Markham: You tellin’ me after all the sabre rattlin’ we’re on the same side?
Raylan: Sayin’ we got a common problem.
That “common problem” is Ty Walker (whom Raylan had not yet shot in the back when he had this exchange with Markham). Raylan sees the elimination of Walker as a fugitive as something that will allow him to return his focus to bringing down Boyd, which would also benefit Markham. However, Markham is skeptical about helping Raylan bring in Walker since that would give the government a witness with whom they could make a deal—with Walker then providing evidence against Markham in a criminal case.
To ease Markham’s concerns, Raylan suggests that a Special Forces veteran like Walker isn’t likely to go down without a fight. On the surface, Raylan’s attempt at easing Markham’s worries would not seem to make sense. However, I didn’t fully understand the significance of Raylan’s statement the first time I watched the episode—but on my second viewing it was clear what actually transpired in that exchange. Raylan implied that he will kill Walker, so Markham won’t need to worry about anyone providing evidence against him.
This deal with Markham isn’t the first time Raylan has crossed the legal and ethical lines in making a deal with a gangster that subsequently involved a death that would benefit both sides. In the fourth season episode “Ghosts,” Raylan calls Detroit mobster Sammy Tonin to let him know that a rival of his, Nick Augustine, can be found in Lexington. After escorting Sammy and his hitmen to Augustine’s limousine on an airfield runway, Raylan walks off as Sammy and his men shoot up the limo in the background—killing Augustine, of course.

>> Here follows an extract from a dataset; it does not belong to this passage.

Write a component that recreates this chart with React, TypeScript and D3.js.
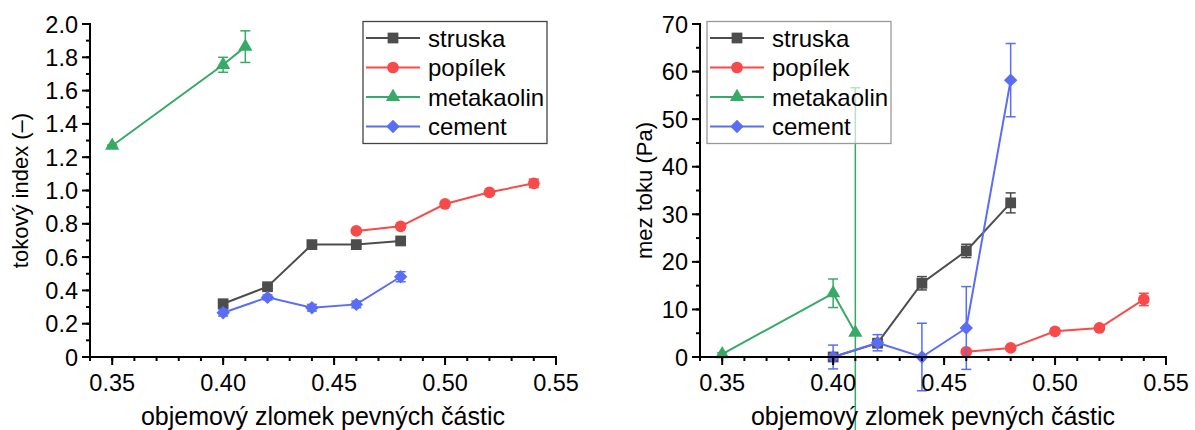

Thus, it should not come as a shock that Raylan has essentially agreed to kill Walker if Markham will agree to help flush him out by providing $100,000 for information on Walker’s location. The plan worked, as Raylan finds Walker fairly quickly after Markham announces the reward money—and puts the two slugs in Walker’s back.
Given the legal and ethical problems of Raylan’s arrangement with Markham, it’s natural for Raylan to think about his father, Arlo, whose own illegal and unethical actions have always grated on Raylan. We then discover the significance of a key Raylan took off Arlo’s army dog tags at the beginning of the episode when he was preparing to burn all of his father’s belongings.
I figured Raylan didn’t know what the key was for—that it was a key to a locker or post office box Raylan was going to have to track down. However, Raylan knew exactly where to find the lock that went with that key—the storage barn behind the house.
Why Raylan didn’t just take a bolt cutter to the padlock after Arlo died became clear once he used the key and discovered the storage barn was completely empty. At that point, Arlo’s “ghost” shows up to ask Raylan what he expected to find.
Raylan: Every evil thing inside you I thought was in here.
Arlo: That’s a big, fat nothin’.
Raylan has evil things inside himself, too, but he convinces himself he commits his immoral acts for the greater good of bringing down criminals by any means necessary—regardless of laws and ethics that would get in his way. Also, like the foreshadowing images of Raylan’s grave that have shown up a few times this season (and a few times in just this episode), the “evil things inside” Raylan might foreshadow his final conflict with Boyd (with only five episodes remaining).